→ **Challenge**: Take the lines from the head of the listing through the one bearing "A PAGAR QUE" and copy them exactly, leaving every picture out.

[Begin Exercise data]

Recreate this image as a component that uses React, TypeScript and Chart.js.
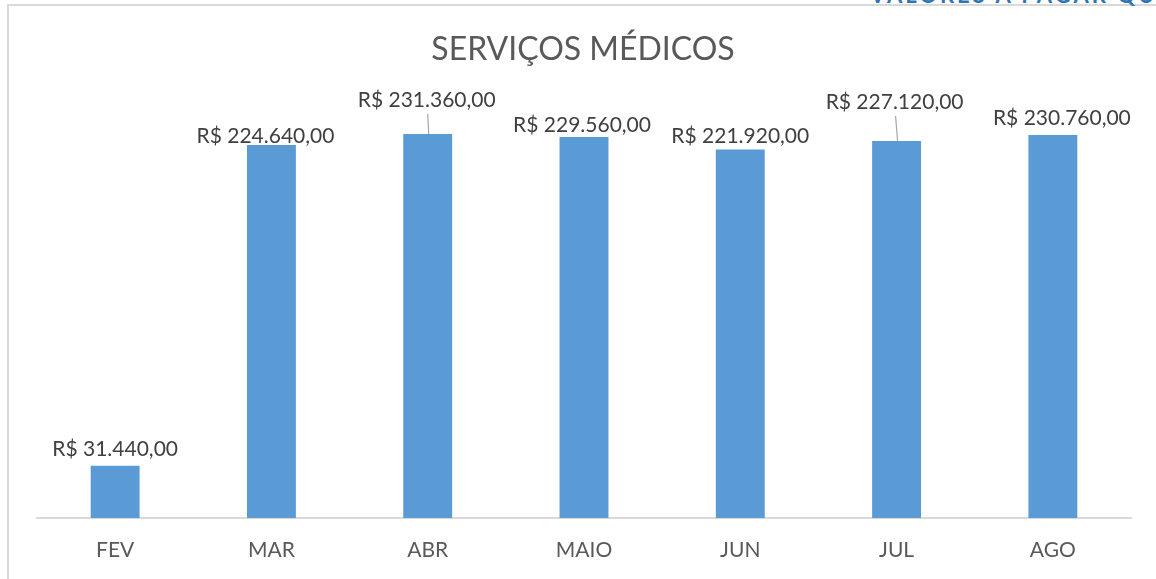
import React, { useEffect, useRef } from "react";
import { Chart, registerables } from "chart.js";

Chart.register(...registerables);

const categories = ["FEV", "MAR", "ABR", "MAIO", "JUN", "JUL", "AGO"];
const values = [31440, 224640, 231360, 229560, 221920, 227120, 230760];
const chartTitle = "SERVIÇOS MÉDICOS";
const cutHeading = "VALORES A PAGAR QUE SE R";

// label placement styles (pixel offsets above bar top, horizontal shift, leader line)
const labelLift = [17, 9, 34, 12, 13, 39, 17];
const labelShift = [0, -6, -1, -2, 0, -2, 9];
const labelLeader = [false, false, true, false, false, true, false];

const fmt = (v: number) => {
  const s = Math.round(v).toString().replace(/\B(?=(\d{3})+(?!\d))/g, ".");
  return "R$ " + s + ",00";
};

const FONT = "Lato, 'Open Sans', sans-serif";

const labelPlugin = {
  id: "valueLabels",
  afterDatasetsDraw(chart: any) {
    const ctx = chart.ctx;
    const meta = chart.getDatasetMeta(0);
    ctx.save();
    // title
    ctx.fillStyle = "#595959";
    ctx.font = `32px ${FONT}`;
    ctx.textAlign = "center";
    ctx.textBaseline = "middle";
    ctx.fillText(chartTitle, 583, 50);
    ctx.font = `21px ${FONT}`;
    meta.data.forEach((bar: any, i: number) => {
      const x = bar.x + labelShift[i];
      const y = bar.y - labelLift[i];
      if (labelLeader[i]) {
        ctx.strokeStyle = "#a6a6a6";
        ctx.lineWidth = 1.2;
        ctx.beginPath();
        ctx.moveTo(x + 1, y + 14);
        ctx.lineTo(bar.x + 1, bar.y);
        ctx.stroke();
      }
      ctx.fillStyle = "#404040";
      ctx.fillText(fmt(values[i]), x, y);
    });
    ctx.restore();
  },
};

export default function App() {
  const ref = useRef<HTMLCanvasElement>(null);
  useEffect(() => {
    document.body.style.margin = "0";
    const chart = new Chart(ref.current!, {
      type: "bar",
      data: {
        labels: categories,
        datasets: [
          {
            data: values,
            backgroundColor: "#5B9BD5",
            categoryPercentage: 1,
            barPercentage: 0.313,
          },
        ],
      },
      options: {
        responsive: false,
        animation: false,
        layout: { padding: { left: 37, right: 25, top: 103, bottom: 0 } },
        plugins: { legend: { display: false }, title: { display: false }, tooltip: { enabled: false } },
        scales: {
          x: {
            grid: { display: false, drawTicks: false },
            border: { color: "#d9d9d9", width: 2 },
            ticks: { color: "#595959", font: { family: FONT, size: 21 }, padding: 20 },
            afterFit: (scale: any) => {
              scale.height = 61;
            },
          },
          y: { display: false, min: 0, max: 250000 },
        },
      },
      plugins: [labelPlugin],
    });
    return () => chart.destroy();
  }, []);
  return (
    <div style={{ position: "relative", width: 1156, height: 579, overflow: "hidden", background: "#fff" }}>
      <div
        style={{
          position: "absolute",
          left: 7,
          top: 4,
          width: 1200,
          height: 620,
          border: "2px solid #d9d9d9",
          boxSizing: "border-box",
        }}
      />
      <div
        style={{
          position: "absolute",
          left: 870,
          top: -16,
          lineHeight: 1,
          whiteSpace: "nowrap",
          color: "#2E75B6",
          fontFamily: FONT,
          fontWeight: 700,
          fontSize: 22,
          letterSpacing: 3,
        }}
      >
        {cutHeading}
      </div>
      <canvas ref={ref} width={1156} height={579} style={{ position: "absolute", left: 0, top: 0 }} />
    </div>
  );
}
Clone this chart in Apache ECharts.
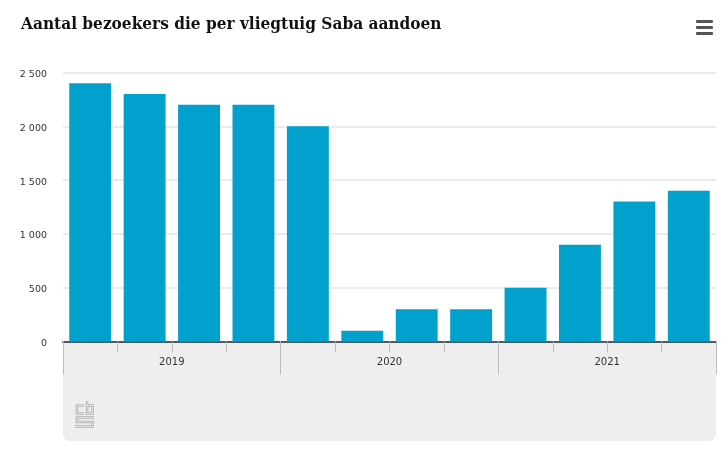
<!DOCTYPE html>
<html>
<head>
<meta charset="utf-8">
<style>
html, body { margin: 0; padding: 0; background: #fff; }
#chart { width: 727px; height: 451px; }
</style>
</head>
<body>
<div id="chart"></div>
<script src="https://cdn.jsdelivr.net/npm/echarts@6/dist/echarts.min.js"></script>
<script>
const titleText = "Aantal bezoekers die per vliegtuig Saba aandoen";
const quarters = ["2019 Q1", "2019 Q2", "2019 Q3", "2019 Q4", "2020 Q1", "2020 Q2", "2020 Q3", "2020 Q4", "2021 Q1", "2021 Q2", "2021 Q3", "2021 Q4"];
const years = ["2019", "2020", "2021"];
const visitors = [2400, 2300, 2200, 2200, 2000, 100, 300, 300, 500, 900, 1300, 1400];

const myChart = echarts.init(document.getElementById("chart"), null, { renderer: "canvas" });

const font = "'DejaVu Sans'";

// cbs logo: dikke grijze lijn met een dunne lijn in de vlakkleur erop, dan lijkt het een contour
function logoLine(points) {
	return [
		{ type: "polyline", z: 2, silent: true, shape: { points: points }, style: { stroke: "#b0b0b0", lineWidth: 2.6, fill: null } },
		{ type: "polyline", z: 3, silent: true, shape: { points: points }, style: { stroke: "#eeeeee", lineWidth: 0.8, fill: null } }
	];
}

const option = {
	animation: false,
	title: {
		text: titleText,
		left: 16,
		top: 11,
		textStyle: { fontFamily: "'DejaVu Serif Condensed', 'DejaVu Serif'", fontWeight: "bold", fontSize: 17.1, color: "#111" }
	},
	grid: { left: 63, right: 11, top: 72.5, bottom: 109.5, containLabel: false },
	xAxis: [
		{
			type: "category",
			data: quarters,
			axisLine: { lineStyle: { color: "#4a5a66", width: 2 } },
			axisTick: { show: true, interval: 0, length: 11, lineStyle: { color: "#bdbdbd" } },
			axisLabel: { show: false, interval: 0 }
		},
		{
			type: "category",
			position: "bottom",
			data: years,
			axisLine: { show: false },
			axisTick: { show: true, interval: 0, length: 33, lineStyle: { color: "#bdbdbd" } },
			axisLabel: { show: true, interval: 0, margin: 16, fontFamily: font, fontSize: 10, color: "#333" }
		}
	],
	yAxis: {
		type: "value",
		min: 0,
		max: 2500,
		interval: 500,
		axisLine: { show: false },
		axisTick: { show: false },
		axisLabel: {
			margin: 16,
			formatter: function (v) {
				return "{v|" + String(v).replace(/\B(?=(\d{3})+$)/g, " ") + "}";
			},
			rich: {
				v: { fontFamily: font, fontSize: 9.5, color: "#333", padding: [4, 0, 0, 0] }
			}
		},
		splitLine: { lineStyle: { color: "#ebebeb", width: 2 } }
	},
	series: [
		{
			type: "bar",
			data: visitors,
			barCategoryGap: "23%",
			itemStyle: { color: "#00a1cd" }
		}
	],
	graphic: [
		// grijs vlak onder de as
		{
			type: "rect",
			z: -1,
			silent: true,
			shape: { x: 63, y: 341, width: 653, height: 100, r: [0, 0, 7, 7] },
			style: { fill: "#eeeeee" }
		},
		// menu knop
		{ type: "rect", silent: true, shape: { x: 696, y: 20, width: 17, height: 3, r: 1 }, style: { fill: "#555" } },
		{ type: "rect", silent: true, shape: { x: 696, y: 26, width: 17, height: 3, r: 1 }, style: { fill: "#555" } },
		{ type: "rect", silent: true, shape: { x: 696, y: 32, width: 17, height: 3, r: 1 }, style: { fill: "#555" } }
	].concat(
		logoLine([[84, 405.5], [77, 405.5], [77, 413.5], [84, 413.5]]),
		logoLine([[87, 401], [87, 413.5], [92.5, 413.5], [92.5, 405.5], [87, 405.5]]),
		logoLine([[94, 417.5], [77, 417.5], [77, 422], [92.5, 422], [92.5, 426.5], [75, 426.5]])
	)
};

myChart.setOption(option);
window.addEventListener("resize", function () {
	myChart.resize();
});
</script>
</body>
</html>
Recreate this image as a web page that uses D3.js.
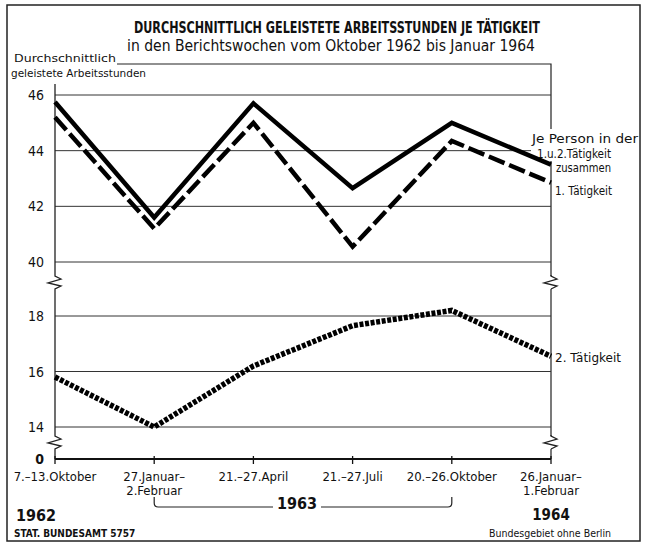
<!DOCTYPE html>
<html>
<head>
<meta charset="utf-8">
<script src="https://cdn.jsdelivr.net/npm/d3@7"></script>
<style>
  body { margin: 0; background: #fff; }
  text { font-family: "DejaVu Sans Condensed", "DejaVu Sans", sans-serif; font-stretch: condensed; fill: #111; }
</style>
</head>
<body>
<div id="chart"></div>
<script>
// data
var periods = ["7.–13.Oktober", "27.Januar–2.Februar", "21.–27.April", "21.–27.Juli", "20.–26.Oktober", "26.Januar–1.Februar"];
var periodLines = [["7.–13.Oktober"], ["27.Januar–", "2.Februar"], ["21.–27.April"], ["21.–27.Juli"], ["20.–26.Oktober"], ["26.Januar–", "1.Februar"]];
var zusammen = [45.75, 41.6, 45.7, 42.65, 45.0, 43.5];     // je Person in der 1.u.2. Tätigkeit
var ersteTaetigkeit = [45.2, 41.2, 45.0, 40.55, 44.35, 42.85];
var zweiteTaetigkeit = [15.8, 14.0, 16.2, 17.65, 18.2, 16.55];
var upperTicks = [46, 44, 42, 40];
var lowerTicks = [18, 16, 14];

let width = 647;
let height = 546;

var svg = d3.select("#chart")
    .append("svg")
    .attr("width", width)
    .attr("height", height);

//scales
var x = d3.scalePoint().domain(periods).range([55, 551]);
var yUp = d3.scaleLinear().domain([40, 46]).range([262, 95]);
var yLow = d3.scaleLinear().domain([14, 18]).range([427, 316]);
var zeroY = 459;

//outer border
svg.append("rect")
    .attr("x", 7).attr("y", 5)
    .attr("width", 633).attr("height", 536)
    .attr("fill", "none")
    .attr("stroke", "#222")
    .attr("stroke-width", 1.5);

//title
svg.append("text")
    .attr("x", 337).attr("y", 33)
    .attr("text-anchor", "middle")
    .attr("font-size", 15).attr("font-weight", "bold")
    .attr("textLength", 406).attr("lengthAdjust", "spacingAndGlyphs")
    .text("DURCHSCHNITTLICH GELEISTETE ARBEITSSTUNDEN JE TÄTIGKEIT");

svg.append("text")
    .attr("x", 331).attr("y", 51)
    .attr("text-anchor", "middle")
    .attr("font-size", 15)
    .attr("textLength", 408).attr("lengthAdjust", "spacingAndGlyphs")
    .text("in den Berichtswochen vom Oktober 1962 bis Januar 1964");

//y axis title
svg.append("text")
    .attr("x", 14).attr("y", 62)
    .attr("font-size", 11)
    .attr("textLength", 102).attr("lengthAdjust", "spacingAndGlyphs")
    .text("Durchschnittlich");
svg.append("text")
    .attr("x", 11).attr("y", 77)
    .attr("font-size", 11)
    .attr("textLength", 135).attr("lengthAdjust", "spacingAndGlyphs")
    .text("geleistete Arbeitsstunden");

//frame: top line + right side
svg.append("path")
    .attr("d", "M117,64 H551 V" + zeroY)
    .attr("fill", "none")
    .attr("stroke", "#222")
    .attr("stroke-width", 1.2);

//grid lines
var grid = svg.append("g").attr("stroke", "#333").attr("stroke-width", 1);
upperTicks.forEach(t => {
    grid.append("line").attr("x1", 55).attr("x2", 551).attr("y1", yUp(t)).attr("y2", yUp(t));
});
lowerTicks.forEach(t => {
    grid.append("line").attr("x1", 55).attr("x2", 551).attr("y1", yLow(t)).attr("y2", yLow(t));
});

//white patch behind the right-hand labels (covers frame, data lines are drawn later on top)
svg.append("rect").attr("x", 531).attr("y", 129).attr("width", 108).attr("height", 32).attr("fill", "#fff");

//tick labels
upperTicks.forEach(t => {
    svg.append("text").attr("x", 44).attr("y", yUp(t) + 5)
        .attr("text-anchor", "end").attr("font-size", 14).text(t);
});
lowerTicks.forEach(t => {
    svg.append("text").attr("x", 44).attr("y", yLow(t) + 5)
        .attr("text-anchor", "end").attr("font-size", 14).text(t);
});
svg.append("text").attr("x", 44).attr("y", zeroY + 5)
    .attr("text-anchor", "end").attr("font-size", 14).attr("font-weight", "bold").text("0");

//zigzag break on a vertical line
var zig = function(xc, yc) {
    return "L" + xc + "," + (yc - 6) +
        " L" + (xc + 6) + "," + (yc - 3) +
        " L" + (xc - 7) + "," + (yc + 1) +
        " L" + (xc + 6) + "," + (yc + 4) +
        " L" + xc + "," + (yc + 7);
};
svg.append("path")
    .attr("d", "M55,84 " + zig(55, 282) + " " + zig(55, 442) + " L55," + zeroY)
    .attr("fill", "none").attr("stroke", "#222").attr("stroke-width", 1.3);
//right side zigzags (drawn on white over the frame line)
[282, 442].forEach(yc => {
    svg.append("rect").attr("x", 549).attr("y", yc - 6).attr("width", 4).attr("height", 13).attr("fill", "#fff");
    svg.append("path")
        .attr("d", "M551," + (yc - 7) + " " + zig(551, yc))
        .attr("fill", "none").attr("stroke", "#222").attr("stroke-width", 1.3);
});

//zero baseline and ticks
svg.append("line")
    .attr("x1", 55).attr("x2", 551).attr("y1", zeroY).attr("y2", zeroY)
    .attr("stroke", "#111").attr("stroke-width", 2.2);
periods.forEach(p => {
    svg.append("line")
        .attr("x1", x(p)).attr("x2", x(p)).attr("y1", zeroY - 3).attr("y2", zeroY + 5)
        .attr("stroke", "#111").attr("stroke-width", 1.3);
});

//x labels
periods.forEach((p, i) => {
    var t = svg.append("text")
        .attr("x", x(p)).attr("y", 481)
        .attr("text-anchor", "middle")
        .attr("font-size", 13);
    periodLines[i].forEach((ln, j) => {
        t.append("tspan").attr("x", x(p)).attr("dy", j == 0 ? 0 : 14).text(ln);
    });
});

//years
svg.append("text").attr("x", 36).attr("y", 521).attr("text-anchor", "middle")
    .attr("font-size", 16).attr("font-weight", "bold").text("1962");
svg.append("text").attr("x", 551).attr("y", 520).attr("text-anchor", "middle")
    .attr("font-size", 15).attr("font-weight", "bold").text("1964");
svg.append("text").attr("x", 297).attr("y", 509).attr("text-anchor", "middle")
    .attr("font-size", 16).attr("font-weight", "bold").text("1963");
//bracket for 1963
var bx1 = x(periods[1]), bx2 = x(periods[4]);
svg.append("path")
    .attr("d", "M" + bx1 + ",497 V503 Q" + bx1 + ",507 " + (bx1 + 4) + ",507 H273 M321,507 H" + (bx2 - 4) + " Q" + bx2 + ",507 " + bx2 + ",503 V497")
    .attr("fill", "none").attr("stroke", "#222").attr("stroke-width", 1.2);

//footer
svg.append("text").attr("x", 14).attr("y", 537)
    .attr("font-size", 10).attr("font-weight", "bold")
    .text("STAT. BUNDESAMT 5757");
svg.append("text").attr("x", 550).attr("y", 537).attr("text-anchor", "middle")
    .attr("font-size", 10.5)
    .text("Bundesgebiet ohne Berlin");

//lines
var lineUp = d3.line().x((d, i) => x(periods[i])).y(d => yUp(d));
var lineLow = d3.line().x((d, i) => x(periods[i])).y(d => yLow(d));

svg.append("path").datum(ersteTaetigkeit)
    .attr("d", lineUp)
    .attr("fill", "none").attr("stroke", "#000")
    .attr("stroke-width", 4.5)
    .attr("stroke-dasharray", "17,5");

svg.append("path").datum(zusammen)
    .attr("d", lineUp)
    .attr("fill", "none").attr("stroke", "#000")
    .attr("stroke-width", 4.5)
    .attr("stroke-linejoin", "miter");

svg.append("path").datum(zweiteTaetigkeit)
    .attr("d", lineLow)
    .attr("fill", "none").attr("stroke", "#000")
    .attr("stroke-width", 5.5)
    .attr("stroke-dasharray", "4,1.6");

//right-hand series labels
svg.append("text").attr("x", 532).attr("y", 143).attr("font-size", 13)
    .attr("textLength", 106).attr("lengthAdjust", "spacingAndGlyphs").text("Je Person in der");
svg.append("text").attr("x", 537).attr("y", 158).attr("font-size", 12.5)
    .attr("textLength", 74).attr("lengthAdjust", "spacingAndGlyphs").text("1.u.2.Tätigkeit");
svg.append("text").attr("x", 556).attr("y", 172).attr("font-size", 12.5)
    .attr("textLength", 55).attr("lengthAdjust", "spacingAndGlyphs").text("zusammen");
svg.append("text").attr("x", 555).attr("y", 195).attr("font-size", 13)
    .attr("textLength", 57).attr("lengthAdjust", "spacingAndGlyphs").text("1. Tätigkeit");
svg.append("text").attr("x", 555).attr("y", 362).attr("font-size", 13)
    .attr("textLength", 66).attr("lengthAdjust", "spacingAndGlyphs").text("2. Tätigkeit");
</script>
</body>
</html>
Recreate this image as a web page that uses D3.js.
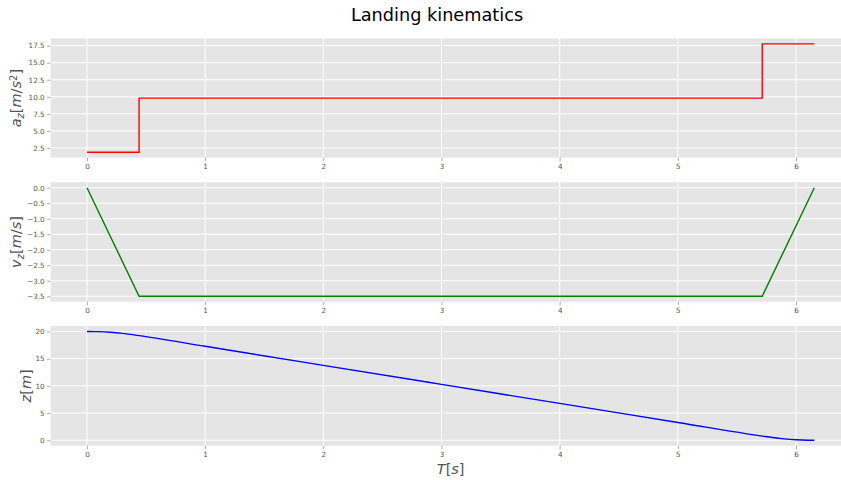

[End Exercise data]

→ **Problem solution**:
Recreate this image as a component that uses React, TypeScript and Chart.js.
import React, { useEffect, useRef } from "react";
import { Chart, registerables } from "chart.js";

Chart.register(...registerables);

const categories = ["FEV", "MAR", "ABR", "MAIO", "JUN", "JUL", "AGO"];
const values = [31440, 224640, 231360, 229560, 221920, 227120, 230760];
const chartTitle = "SERVIÇOS MÉDICOS";
const cutHeading = "VALORES A PAGAR QUE SE R";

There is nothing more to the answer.